I have a legacy DB which uses a table similar to this structure:
orders
id, buyer_id, product
the table saves the product as text instead of referencing to the products table (which exists). The person who setup the table explained his reasoning:
The products are quite unique. i.e. There are only 2 or 3 buyers for each different product. The product table is therefore almost as big as the orders table. He wants to avoid a join to speed up the queries on the orders table.

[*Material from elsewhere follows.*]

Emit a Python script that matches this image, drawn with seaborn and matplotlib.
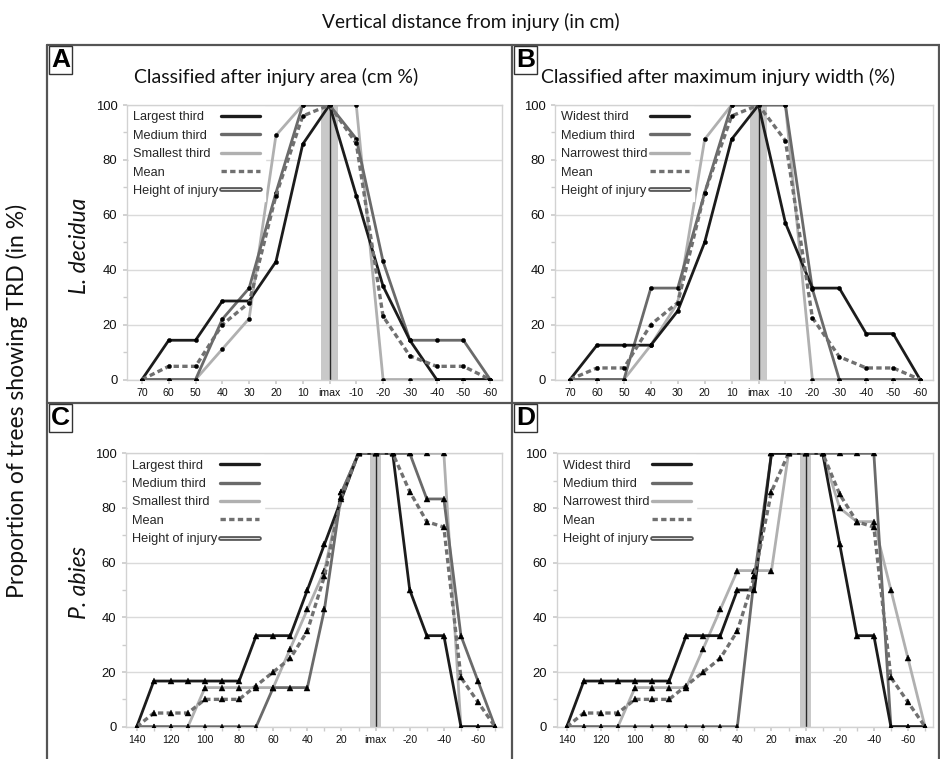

Does this actually improve performance so it's worth having denormalized data for the following usecase:
buyers table with 10.000 entries
products table with 40.000.000 entries
orders (buyer_product) table with 40.000.000 entries
Normalized: SELECT * FROM buyer_product JOIN products ON products.id = buyer_product.product_id LIMIT 1000;
Denormalized (product saved as text instead of product_id) SELECT * FROM buyer_product LIMIT 1000;
EDIT: For some weird reason 1 even seems to be faster:
SELECT SQL_NO_CACHE bp.buyer_id, product.name
FROM buyer_product bp
JOIN products ON bp.product_id = products.id
ORDER BY bp.id
LIMIT 1000000;
query time 0.250 sec
SELECT SQL_NO_CACHE bp.buyer_id, bp.product
FROM buyer_product bp
ORDER BY bp.id
LIMIT 1000000;
query time 0.268 sec